Task requirements: Print nothing but the lines from the start of the listing below through the line that contains "43, 46, 49]". Do not include the pictures.

┄┄┄┄┄┄┄┄┄┄

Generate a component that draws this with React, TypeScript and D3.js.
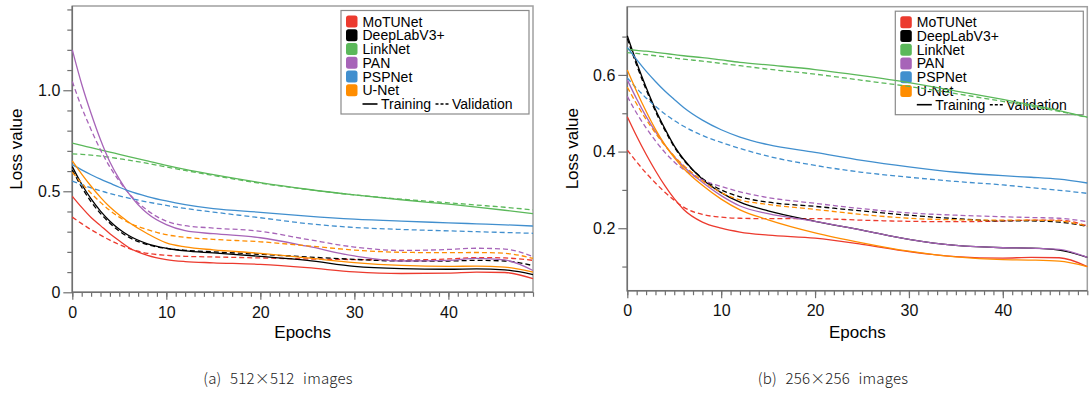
import React, { useEffect, useRef } from 'react'
import * as d3 from 'd3'

// sampled epochs (curves are smoothed between them)
const epochs = [0, 1, 2, 3, 4, 5, 6, 8, 10, 12, 15, 20, 25, 30, 35, 40, 43, 46, 49]

const models = ['MoTUNet', 'DeepLabV3+', 'LinkNet', 'PAN', 'PSPNet', 'U-Net']
const colors = ['#ec3a2e', '#000000', '#5bb85a', '#a764b8', '#418fce', '#ff8d00']

// (a) 512x512
const motunetTrain512 = [0.475, 0.420, 0.370, 0.330, 0.290, 0.255, 0.222, 0.183, 0.162, 0.152, 0.146, 0.138, 0.122, 0.101, 0.093, 0.095, 0.100, 0.098, 0.068]
const motunetVal512 = [0.372, 0.340, 0.310, 0.283, 0.258, 0.236, 0.217, 0.193, 0.183, 0.178, 0.175, 0.170, 0.165, 0.162, 0.160, 0.165, 0.172, 0.170, 0.158]
const deeplabTrain512 = [0.622, 0.535, 0.462, 0.402, 0.352, 0.312, 0.281, 0.240, 0.218, 0.205, 0.195, 0.178, 0.158, 0.128, 0.117, 0.114, 0.116, 0.111, 0.088]
const deeplabVal512 = [0.605, 0.520, 0.448, 0.390, 0.342, 0.303, 0.273, 0.236, 0.217, 0.208, 0.200, 0.188, 0.175, 0.163, 0.155, 0.155, 0.158, 0.155, 0.132]
const linknetTrain512 = [0.738, 0.727, 0.716, 0.705, 0.694, 0.683, 0.672, 0.650, 0.628, 0.608, 0.582, 0.543, 0.510, 0.482, 0.458, 0.436, 0.422, 0.406, 0.389]
const linknetVal512 = [0.685, 0.683, 0.679, 0.674, 0.668, 0.661, 0.654, 0.638, 0.620, 0.603, 0.578, 0.540, 0.509, 0.482, 0.461, 0.443, 0.432, 0.421, 0.408]
const panTrain512 = [1.200, 1.030, 0.885, 0.755, 0.645, 0.560, 0.490, 0.390, 0.335, 0.305, 0.290, 0.270, 0.228, 0.180, 0.155, 0.158, 0.168, 0.160, 0.108]
const panVal512 = [1.043, 0.915, 0.805, 0.705, 0.620, 0.550, 0.490, 0.405, 0.352, 0.330, 0.318, 0.302, 0.262, 0.224, 0.207, 0.212, 0.218, 0.214, 0.177]
const pspTrain512 = [0.632, 0.606, 0.582, 0.560, 0.540, 0.520, 0.502, 0.474, 0.452, 0.434, 0.414, 0.396, 0.377, 0.362, 0.352, 0.344, 0.339, 0.334, 0.328]
const pspVal512 = [0.550, 0.533, 0.517, 0.502, 0.489, 0.477, 0.466, 0.447, 0.430, 0.415, 0.397, 0.369, 0.340, 0.321, 0.311, 0.304, 0.300, 0.296, 0.292]
const unetTrain512 = [0.650, 0.585, 0.525, 0.470, 0.422, 0.382, 0.347, 0.290, 0.245, 0.225, 0.210, 0.193, 0.170, 0.147, 0.133, 0.128, 0.130, 0.125, 0.100]
const unetVal512 = [0.594, 0.540, 0.490, 0.445, 0.405, 0.372, 0.345, 0.310, 0.285, 0.272, 0.262, 0.250, 0.230, 0.209, 0.198, 0.196, 0.197, 0.193, 0.168]

// (b) 256x256
const motunetTrain256 = [0.491, 0.440, 0.393, 0.350, 0.311, 0.277, 0.249, 0.216, 0.200, 0.190, 0.182, 0.174, 0.158, 0.139, 0.126, 0.122, 0.124, 0.123, 0.100]
const motunetVal256 = [0.404, 0.373, 0.344, 0.318, 0.294, 0.273, 0.255, 0.236, 0.229, 0.226, 0.225, 0.225, 0.221, 0.218, 0.217, 0.219, 0.221, 0.221, 0.206]
const deeplabTrain256 = [0.702, 0.632, 0.568, 0.510, 0.460, 0.415, 0.380, 0.328, 0.293, 0.268, 0.245, 0.218, 0.195, 0.171, 0.155, 0.149, 0.148, 0.143, 0.124]
const deeplabVal256 = [0.695, 0.625, 0.562, 0.505, 0.456, 0.412, 0.378, 0.330, 0.300, 0.282, 0.268, 0.257, 0.245, 0.234, 0.225, 0.219, 0.219, 0.216, 0.205]
const linknetTrain256 = [0.667, 0.664, 0.662, 0.659, 0.656, 0.653, 0.650, 0.645, 0.639, 0.633, 0.626, 0.614, 0.598, 0.580, 0.558, 0.536, 0.522, 0.507, 0.490]
const linknetVal256 = [0.658, 0.656, 0.653, 0.650, 0.647, 0.644, 0.641, 0.636, 0.630, 0.624, 0.615, 0.602, 0.586, 0.570, 0.551, 0.531, 0.518, 0.505, 0.489]
const panTrain256 = [0.587, 0.537, 0.492, 0.452, 0.417, 0.387, 0.361, 0.320, 0.285, 0.258, 0.238, 0.218, 0.195, 0.171, 0.155, 0.149, 0.148, 0.145, 0.124]
const panVal256 = [0.544, 0.500, 0.462, 0.428, 0.398, 0.373, 0.353, 0.326, 0.309, 0.295, 0.280, 0.265, 0.251, 0.240, 0.234, 0.230, 0.228, 0.226, 0.217]
const pspTrain256 = [0.672, 0.640, 0.610, 0.583, 0.558, 0.536, 0.515, 0.482, 0.457, 0.438, 0.418, 0.398, 0.377, 0.360, 0.346, 0.337, 0.333, 0.328, 0.318]
const pspVal256 = [0.592, 0.565, 0.540, 0.518, 0.498, 0.481, 0.466, 0.442, 0.424, 0.408, 0.388, 0.364, 0.346, 0.333, 0.322, 0.313, 0.306, 0.299, 0.291]
const unetTrain256 = [0.613, 0.557, 0.505, 0.458, 0.418, 0.384, 0.356, 0.312, 0.276, 0.248, 0.222, 0.188, 0.162, 0.140, 0.125, 0.118, 0.117, 0.114, 0.100]
const unetVal256 = [0.568, 0.524, 0.484, 0.448, 0.416, 0.388, 0.364, 0.324, 0.293, 0.274, 0.262, 0.249, 0.236, 0.226, 0.222, 0.221, 0.221, 0.219, 0.205]

const xMajorTicks = [0, 10, 20, 30, 40]
const xMinorTicks = d3.range(0, 50)
const yMajorTicksA = [0, 0.5, 1.0]
const yMinorTicksA = [0.1, 0.2, 0.3, 0.4, 0.6, 0.7, 0.8, 0.9, 1.1, 1.2, 1.3, 1.4]
const yMajorTicksB = [0.2, 0.4, 0.6]
const yMinorTicksB = [0.1, 0.3, 0.5, 0.7]

const FONT = '"Liberation Sans", Arial, Helvetica, sans-serif'

interface PanelSpec {
    x0: number; x1: number; y0: number; y1: number
    yDomain: [number, number]
    yMajor: number[]; yMinor: number[]
    fmt: (v: number) => string
    train: number[][]; val: number[][]
    caption: string; captionX: number; ylabelX: number
}

function drawPanel(svg: d3.Selection<SVGSVGElement, unknown, null, undefined>, p: PanelSpec) {
    const x = d3.scaleLinear().domain([0, 49]).range([p.x0, p.x1])
    const y = d3.scaleLinear().domain(p.yDomain).range([p.y1, p.y0])
    const g = svg.append('g')

    // frame
    g.append('rect')
        .attr('x', p.x0).attr('y', p.y0)
        .attr('width', p.x1 - p.x0).attr('height', p.y1 - p.y0)
        .attr('fill', 'none').attr('stroke', '#a0a0a0').attr('stroke-width', 1.5)

    // legend (lines are drawn over it)
    const lx = p.x1 - 4 - 188, ly = p.y0 + 4.5
    const lg = g.append('g').attr('font-family', FONT).attr('font-size', 14)
    lg.append('rect').attr('x', lx).attr('y', ly).attr('width', 188).attr('height', 103.5)
        .attr('fill', 'none').attr('stroke', '#8a8a8a').attr('stroke-width', 1.2)
    models.forEach((m, i) => {
        const cy = ly + 11 + i * 13.75
        lg.append('rect').attr('x', lx + 5).attr('y', cy - 6).attr('width', 11.5).attr('height', 12)
            .attr('rx', 2.5).attr('fill', colors[i])
        lg.append('text').attr('x', lx + 21.5).attr('y', cy).attr('dy', '0.36em').text(m)
    })
    const cy = ly + 11 + 6 * 13.75
    lg.append('line').attr('x1', lx + 21.5).attr('x2', lx + 36.5).attr('y1', cy).attr('y2', cy)
        .attr('stroke', '#000').attr('stroke-width', 1.6)
    lg.append('text').attr('x', lx + 40).attr('y', cy).attr('dy', '0.36em').text('Training')
    lg.append('line').attr('x1', lx + 94.5).attr('x2', lx + 107.5).attr('y1', cy).attr('y2', cy)
        .attr('stroke', '#000').attr('stroke-width', 1.6).attr('stroke-dasharray', '3,2')
    lg.append('text').attr('x', lx + 111).attr('y', cy).attr('dy', '0.36em').text('Validation')

    // x axis
    const gxMinor = g.append('g').attr('transform', `translate(0,${p.y1})`)
        .call(d3.axisBottom(x).tickValues(xMinorTicks).tickSize(4.5).tickSizeOuter(0).tickFormat(() => ''))
    const gxMajor = g.append('g').attr('transform', `translate(0,${p.y1})`)
        .call(d3.axisBottom(x).tickValues(xMajorTicks).tickSize(7.5).tickSizeOuter(0).tickPadding(6.5).tickFormat(d3.format('d')))
    // y axis
    const gyMinor = g.append('g').attr('transform', `translate(${p.x0},0)`)
        .call(d3.axisLeft(y).tickValues(p.yMinor).tickSize(5).tickSizeOuter(0).tickFormat(() => ''))
    const gyMajor = g.append('g').attr('transform', `translate(${p.x0},0)`)
        .call(d3.axisLeft(y).tickValues(p.yMajor).tickSize(9).tickSizeOuter(0).tickPadding(3).tickFormat(d => p.fmt(+d)))

    for (const ax of [gxMinor, gxMajor, gyMinor, gyMajor]) {
        ax.select('.domain').remove()
        ax.selectAll('.tick line').attr('stroke', '#707070').attr('stroke-width', 1.2)
        ax.selectAll('.tick text').attr('font-family', FONT).attr('font-size', 16).attr('fill', '#111')
    }
    g.append('line').attr('x1', p.x0).attr('x2', p.x0).attr('y1', p.y0).attr('y2', p.y1 + 0.75)
        .attr('stroke', '#707070').attr('stroke-width', 1.5)
    g.append('line').attr('x1', p.x0).attr('x2', p.x1).attr('y1', p.y1).attr('y2', p.y1)
        .attr('stroke', '#707070').attr('stroke-width', 1.5)

    // curves
    const line = d3.line<number>()
        .x((_, i) => x(epochs[i]))
        .y(d => y(d))
        .curve(d3.curveMonotoneX)
    models.forEach((_, i) => {
        g.append('path').attr('d', line(p.train[i])).attr('fill', 'none')
            .attr('stroke', colors[i]).attr('stroke-width', 1.3)
        g.append('path').attr('d', line(p.val[i])).attr('fill', 'none')
            .attr('stroke', colors[i]).attr('stroke-width', 1.3).attr('stroke-dasharray', '5,3')
    })

    // labels
    g.append('text')
        .attr('x', (p.x0 + p.x1) / 2).attr('y', 338)
        .attr('text-anchor', 'middle').attr('font-family', FONT).attr('font-size', 17)
        .text('Epochs')
    g.append('text')
        .attr('transform', `translate(${p.ylabelX},${(p.y0 + p.y1) / 2}) rotate(-90)`)
        .attr('text-anchor', 'middle').attr('font-family', FONT).attr('font-size', 17)
        .text('Loss value')
    g.append('text')
        .attr('x', p.captionX).attr('y', 384)
        .attr('text-anchor', 'middle').attr('font-family', '"Noto Sans CJK KR", "Noto Sans", sans-serif')
        .attr('font-size', 15).attr('font-weight', 300).attr('fill', '#222')
        .attr('letter-spacing', 0.2).attr('word-spacing', 5)
        .text(p.caption)
}

export default function App() {
    const svgRef = useRef<SVGSVGElement>(null)

    useEffect(() => {
        if (!svgRef.current) return
        const svg = d3.select(svgRef.current)
        svg.selectAll('*').remove()

        drawPanel(svg, {
            x0: 72.3, x1: 533, y0: 6, y1: 292.3,
            yDomain: [0, 1.417],
            yMajor: yMajorTicksA, yMinor: yMinorTicksA,
            fmt: v => (v === 0 ? '0' : d3.format('.1f')(v)),
            train: [motunetTrain512, deeplabTrain512, linknetTrain512, panTrain512, pspTrain512, unetTrain512],
            val: [motunetVal512, deeplabVal512, linknetVal512, panVal512, pspVal512, unetVal512],
            caption: '(a) 512×512 images', captionX: 278, ylabelX: 22,
        })
        drawPanel(svg, {
            x0: 627.3, x1: 1087.3, y0: 6.7, y1: 290.7,
            yDomain: [0.037, 0.778],
            yMajor: yMajorTicksB, yMinor: yMinorTicksB,
            fmt: v => d3.format('.1f')(v),
            train: [motunetTrain256, deeplabTrain256, linknetTrain256, panTrain256, pspTrain256, unetTrain256],
            val: [motunetVal256, deeplabVal256, linknetVal256, panVal256, pspVal256, unetVal256],
            caption: '(b) 256×256 images', captionX: 833, ylabelX: 578,
        })
    }, [])

    return (
        <svg ref={svgRef} width={1091} height={393} viewBox="0 0 1091 393"
            style={{ position: 'absolute', left: 0, top: 0, background: '#fff' }} />
    )
}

┄┄┄┄┄┄┄┄┄┄

Complete answer:
Generate a component that draws this with React, TypeScript and D3.js.
import React, { useEffect, useRef } from 'react'
import * as d3 from 'd3'

// sampled epochs (curves are smoothed between them)
const epochs = [0, 1, 2, 3, 4, 5, 6, 8, 10, 12, 15, 20, 25, 30, 35, 40, 43, 46, 49]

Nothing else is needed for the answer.